College students are home for the holidays. High schoolers are finding themselves in empty houses while parents are at work or doing last-minute holiday shopping. Adults are feeling celebratory.

It’s the most wonderful time of the year.

Unfortunately, it’s also one of the most dangerous times of the year.

Data overwhelmingly show that December means greater exposure to alcohol for our youth—and the myriad consequences that come with it, including assault, unplanned sexual activity, alcohol poisoning, and impaired driving. (According to the National Highway Traffic Safety Administration, the average number of fatalities involving an alcohol-impaired driver rose 34% during the Christmas and New Year period alone.)

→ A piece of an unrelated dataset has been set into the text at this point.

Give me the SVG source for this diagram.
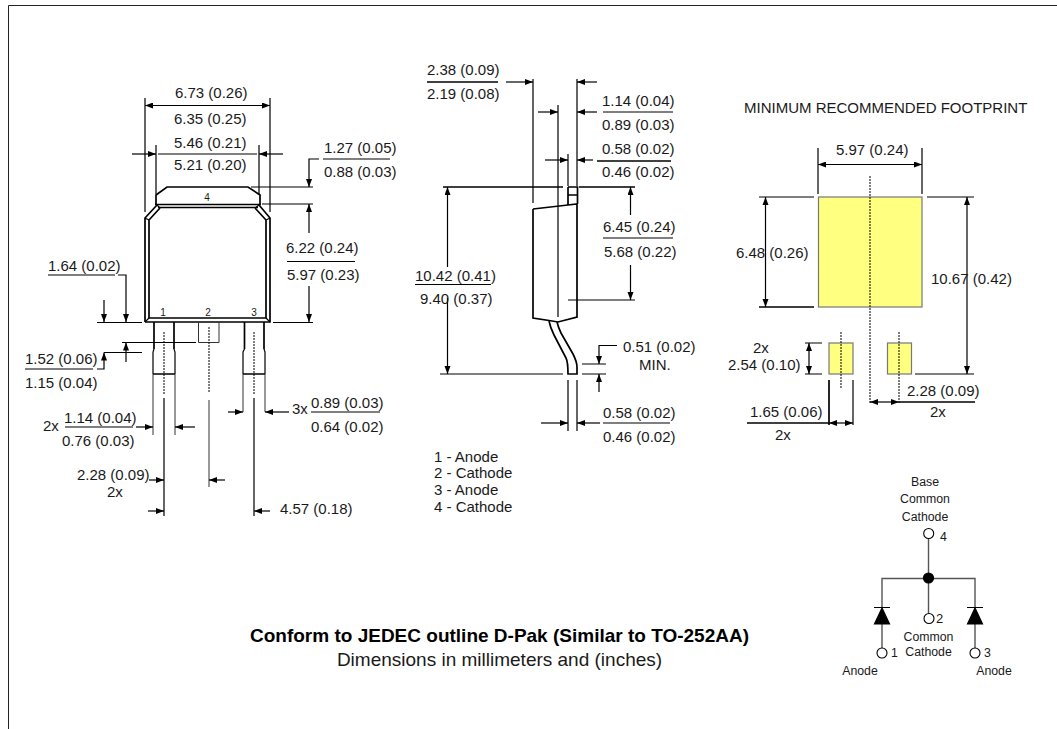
<svg xmlns="http://www.w3.org/2000/svg" width="1057" height="729" viewBox="0 0 1057 729">
<style>
text{font-family:"Liberation Sans",Arial,sans-serif;font-size:15px;fill:#1a1a1a}
.m{text-anchor:middle}
.s{font-size:10px}
.c{font-size:12.3px}
.t{font-size:15px}
.b{font-size:19px}
.bb{font-weight:bold;fill:#000}
path,line,rect,circle{stroke:#000;fill:none;stroke-width:1.2}
.a{marker-end:url(#ah)}
.d{marker-start:url(#ahs);marker-end:url(#ah)}
.th{stroke-width:1.7}
.g{stroke:#333;stroke-width:1}
.cl{stroke-dasharray:2 1;stroke-width:1}
.pad{fill:#ffff80;stroke:#777;stroke-width:1.2}
.o{fill:#fff;stroke:#000;stroke-width:1.1}
.sch{stroke:#555;stroke-width:1.4}
</style>
<defs>
<marker id="ah" markerUnits="userSpaceOnUse" markerWidth="9" markerHeight="7" refX="8" refY="3" orient="auto"><path d="M0,0L8,3L0,6z" style="fill:#000;stroke:none"/></marker>
<marker id="ahs" markerUnits="userSpaceOnUse" markerWidth="9" markerHeight="7" refX="0" refY="3" orient="auto"><path d="M8,0L0,3L8,6z" style="fill:#000;stroke:none"/></marker>
</defs>
<path id="frame" d="M1057,5.500H8.500V729" style="stroke:#222;stroke-width:1"/>

<g id="front-view">
<path class="th" d="M156,204V195L167,187H248L260,195V204"/>
<path class="th" d="M155,204.500H261M158,207.500H258"/>
<path class="th" d="M145,322V218L157,205M259,205L270,218V322H145"/>
<path class="th" d="M149,318V220L160,208M255,208L266,220V318H149"/>
<path d="M145,218L149,220M157,205L160,208M259,205L255,208M270,218L266,220M145,322L149,318M270,322L266,318"/>
<path class="th" d="M154,322V349M174,322V349M244.500,322V349M264,322V349"/>
<path d="M154,349L153,352V374M174,349L175,352V374M244.500,349L243,352V374M264,349L265,352V374"/>
<path class="th" d="M153,374H175M243,374H265"/>
<path class="g" d="M198.500,322V342.500H219V322"/>
<text class="s m" x="163" y="316">1</text><text class="s m" x="208" y="316">2</text><text class="s m" x="254" y="316">3</text><text class="s m" x="207" y="201">4</text>
</g>

<g id="connectors">
<path d="M145,98V212M270,98V212"/>
<path class="d" d="M145,105.500H270"/>
<path d="M156,145V194M259,145V194M158,154H257"/>
<path class="a" d="M132,154H156"/><path class="a" d="M283,154H259"/>
<path d="M323,159H390"/>
<path class="a" d="M319,159H309V187"/>
<path d="M251,187H313M262,204H313"/>
<path class="a" d="M309,233V204"/><path class="a" d="M309,286V322"/>
<path d="M287,261.500H355M273,322.500H313M97,322.500H142"/>
<path d="M48,275H115"/>
<path class="a" d="M118,275H126V322"/><path class="a" d="M104,300V322"/>

<path class="cl" d="M164,332V394M209,327V393M254,332V394"/>
<path d="M164,398V516M254,398V516"/>
<path class="g" d="M209,400V487"/>
<path d="M122,342.500H196M104,352.500H142M25,369H93"/>
<path class="a" d="M126,362V342.500"/>
<path class="a" d="M97,369H104V352.500"/>
<path class="g" d="M153,374V435M175,374V435M243,374V412M265,374V412"/>
<path d="M311,412H380M65,427H133"/>
<path class="a" d="M228,412H243"/><path class="a" d="M289,412H265"/>
<path class="a" d="M136,427H153"/><path class="a" d="M195,427H175"/>
<path class="a" d="M149,480H164"/><path class="a" d="M225,480H209"/>
<path class="a" d="M148,511H164"/><path class="a" d="M270,511H254"/>

<path class="th" d="M427,82H498"/>
<path class="a" d="M506,82H533"/><path class="a" d="M597,82H577"/>
<path d="M533,79V203M577,79V186M558,105V317"/>
<path d="M603,112H673"/>
<path class="a" d="M538,112H558"/><path class="a" d="M597,112H577"/>
<path class="th" d="M597,161H671"/>
<path class="a" d="M545,160H568"/><path class="a" d="M593,160H577"/>
<path d="M568,154V186"/>
<path class="th" d="M443,187H563M579,187H635"/>
<path d="M440,374H563"/>
<path class="a" d="M447.500,267V187"/><path class="a" d="M447.500,298V374"/>
<path d="M415,284.500H491"/>
<path d="M603,238H673"/>
<path class="a" d="M630.500,215V187"/><path class="a" d="M630.500,265V300"/>
<path d="M568,300H635"/>
<path class="a" d="M617,345.500H599V364"/>
<path d="M582,364H606M582,374H606"/>
<path class="a" d="M599,392V374"/>
<path d="M568,380V431M577,380V431"/>
<path class="a" d="M541,423H568"/><path class="a" d="M600,423H577"/>
<path d="M603,423H670"/>

<path d="M818,148V194M922,148V194"/>
<path class="d" d="M818,164.500H922"/>
<path d="M759,197H814M927,197H974"/>
<path style="stroke-width:1.6" d="M759,307H814"/>
<path d="M915,374H974"/>
<path class="d" d="M765.500,197V307"/>
<path class="d" d="M967,197V374"/>
<path d="M805,343H822M805,374H822"/>
<path class="d" d="M809,343V374"/>
<path class="th" d="M829,380V425"/><path d="M853,380V425"/>
<path class="th" d="M747,423H829"/>
<path class="d" d="M829,423H853"/>
<path class="th" d="M899,402H975"/>
<path class="d" d="M870,402H899"/>
</g>

<g id="side-view">
<path class="th" d="M533,209L568,205L577,204V317L558,322L549,320.500L533,318V209"/>
<path class="th" d="M568,187H577.500V204M568,187V205M568,195H577"/>
<path class="th" d="M549,321C550,326 552,331 554,335L566,358C568,362 568,368 568,374H577V367C577,362 575,358 573,354L561,333C559,329 558,326 557,322"/>
</g>

<g id="footprint">
<rect class="pad" x="818.500" y="197" width="103.500" height="110"/>
<rect class="pad" x="829" y="343" width="24" height="31"/>
<rect class="pad" x="887.500" y="343" width="24" height="31"/>
<path class="cl" d="M870,176V403M841,332V388M899,332V403"/>
</g>

<g id="schematic">
<path class="sch" d="M928.500,539V578M882,608V578.500H975V608M928.500,578V613M882,624V648M975,624V648"/>
<path d="M874,607.500H890M967,607.500H983"/>
<path d="M882,608L874.500,624H889.500Z M975,608L967.500,624H982.500Z" style="fill:#000"/>
<circle cx="928.500" cy="578" r="5" style="fill:#000"/>
<circle class="o" cx="928.700" cy="533.500" r="5"/>
<circle class="o" cx="929" cy="618.500" r="5"/>
<circle class="o" cx="882" cy="653" r="5"/>
<circle class="o" cx="975" cy="653" r="5"/>
<text class="c m" x="925" y="486">Base</text>
<text class="c m" x="925" y="503">Common</text>
<text class="c m" x="925" y="521">Cathode</text>
<text class="c" x="940" y="541">4</text>
<text class="c" x="936" y="623" style="font-size:13px">2</text>
<text class="c" x="891" y="657">1</text>
<text class="c" x="984" y="657">3</text>
<text class="c m" x="928.500" y="641">Common</text>
<text class="c m" x="928.500" y="656">Cathode</text>
<text class="c m" x="860" y="675">Anode</text>
<text class="c m" x="994" y="675">Anode</text>
</g>

<g id="labels">
<text x="175" y="98">6.73 (0.26)</text>
<text x="174" y="124">6.35 (0.25)</text>
<text x="174" y="148">5.46 (0.21)</text>
<text x="174" y="170">5.21 (0.20)</text>
<text x="324" y="153">1.27 (0.05)</text>
<text x="324" y="177">0.88 (0.03)</text>
<text x="286" y="253">6.22 (0.24)</text>
<text x="287" y="280">5.97 (0.23)</text>
<text x="48" y="271">1.64 (0.02)</text>
<text x="25" y="364">1.52 (0.06)</text>
<text x="25" y="388">1.15 (0.04)</text>
<text x="292" y="414">3x</text>
<text x="311" y="408">0.89 (0.03)</text>
<text x="311" y="432">0.64 (0.02)</text>
<text x="43" y="431">2x</text>
<text x="64" y="423">1.14 (0.04)</text>
<text x="62" y="446">0.76 (0.03)</text>
<text x="77" y="480">2.28 (0.09)</text>
<text x="107" y="497">2x</text>
<text x="280" y="514">4.57 (0.18)</text>
<text x="427" y="75">2.38 (0.09)</text>
<text x="427" y="99">2.19 (0.08)</text>
<text x="602" y="106">1.14 (0.04)</text>
<text x="602" y="130">0.89 (0.03)</text>
<text x="602" y="154">0.58 (0.02)</text>
<text x="602" y="177">0.46 (0.02)</text>
<text x="603" y="232">6.45 (0.24)</text>
<text x="604" y="257">5.68 (0.22)</text>
<text x="415" y="281">10.42 (0.41)</text>
<text x="420" y="304">9.40 (0.37)</text>
<text x="623" y="352">0.51 (0.02)</text>
<text x="639" y="370">MIN.</text>
<text x="603" y="418">0.58 (0.02)</text>
<text x="603" y="442">0.46 (0.02)</text>
<text x="434" y="462">1 - Anode</text>
<text x="434" y="478">2 - Cathode</text>
<text x="434" y="495">3 - Anode</text>
<text x="434" y="512">4 - Cathode</text>
<text class="t" x="744" y="113">MINIMUM RECOMMENDED FOOTPRINT</text>
<text x="836" y="155">5.97 (0.24)</text>
<text x="736" y="258">6.48 (0.26)</text>
<text x="931" y="284">10.67 (0.42)</text>
<text x="753" y="353">2x</text>
<text x="728" y="370">2.54 (0.10)</text>
<text x="750" y="417">1.65 (0.06)</text>
<text x="775" y="440">2x</text>
<text x="907" y="396">2.28 (0.09)</text>
<text x="930" y="417">2x</text>
<text class="b bb m" x="499.500" y="642">Conform to JEDEC outline D-Pak (Similar to TO-252AA)</text>
<text class="b m" x="499.500" y="666">Dimensions in millimeters and (inches)</text>
</g>
</svg>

So while we’re gathered ‘round the fire with loved ones, what can we do to keep our kids and communities safer?

Set an example. A new report shows young people are very aware of how much their parents drink, and it affects their own relationship with alcohol. During the holidays, it’s important for our kids to see that we can celebrate without alcohol. If you do drink alcohol, don’t drive. Model riding with a sober driver.

Talk to your kids—and ask the tough questions. What are your kids doing while they’re home from college? Who are they spending time with? Talking to them about alcohol consumption and being clear about your expectations – underage drinking is dangerous, illegal, and unacceptable — is key. (Here are some great tips for how to talk to teens about alcohol. For example, don’t “lecture” and opt for open-ended questions.)

Share the data. Alcohol impairs judgment, and kids who drink are more likely to become involved in car crashes, be more sexually active, do worse in school, experience and/or cause physical violence, and abuse alcohol as adults.  You can share some other important facts about alcohol with your kids when the time is right.

Don’t drink and drive. Stay sober, or find a safe way home. It’s really that easy.

Don’t host or allow your child to attend an underage drinking party. It’s not safe and it’s illegal. It’s that simple.

We know delaying alcohol use as long as possible will decrease the chances our kids will develop problems associated with alcohol later in life. Setting an example, talking to them early, and sharing information can go a long way in making sure alcohol has no place in the lives of our children.